## START Stored data

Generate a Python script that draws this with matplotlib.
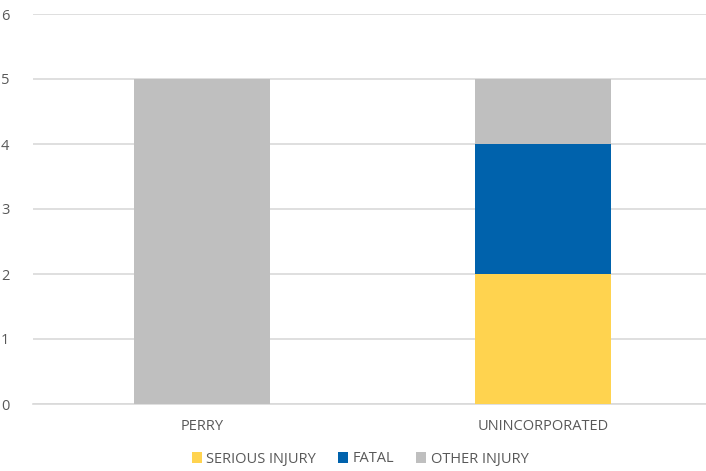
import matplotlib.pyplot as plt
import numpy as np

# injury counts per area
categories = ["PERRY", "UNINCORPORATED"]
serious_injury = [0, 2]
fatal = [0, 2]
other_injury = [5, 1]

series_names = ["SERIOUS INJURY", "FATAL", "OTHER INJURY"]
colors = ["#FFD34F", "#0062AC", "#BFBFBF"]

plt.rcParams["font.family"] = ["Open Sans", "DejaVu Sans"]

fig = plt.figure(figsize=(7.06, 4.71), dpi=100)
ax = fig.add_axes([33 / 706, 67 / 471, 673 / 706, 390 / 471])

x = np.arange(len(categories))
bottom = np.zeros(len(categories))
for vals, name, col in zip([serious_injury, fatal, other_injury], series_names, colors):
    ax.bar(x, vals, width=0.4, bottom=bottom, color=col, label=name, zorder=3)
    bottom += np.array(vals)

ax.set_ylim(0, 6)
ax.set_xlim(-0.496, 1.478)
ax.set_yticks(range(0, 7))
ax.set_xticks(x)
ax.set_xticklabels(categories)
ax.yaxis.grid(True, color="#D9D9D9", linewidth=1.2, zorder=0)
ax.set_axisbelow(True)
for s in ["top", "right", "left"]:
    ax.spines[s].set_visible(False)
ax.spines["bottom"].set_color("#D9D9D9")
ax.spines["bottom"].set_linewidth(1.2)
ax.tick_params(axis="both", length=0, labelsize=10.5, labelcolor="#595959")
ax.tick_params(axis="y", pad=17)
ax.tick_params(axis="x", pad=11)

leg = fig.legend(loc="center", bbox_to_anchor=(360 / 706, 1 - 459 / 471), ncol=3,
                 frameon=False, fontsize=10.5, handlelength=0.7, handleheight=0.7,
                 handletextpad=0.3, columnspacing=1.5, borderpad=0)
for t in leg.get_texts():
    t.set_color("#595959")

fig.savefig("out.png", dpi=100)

## END Stored data

| Written instruction |
Scan the material above for the string "matplotlib" and return the lines that hold it.

| In response |
Generate a Python script that draws this with matplotlib.
import matplotlib.pyplot as plt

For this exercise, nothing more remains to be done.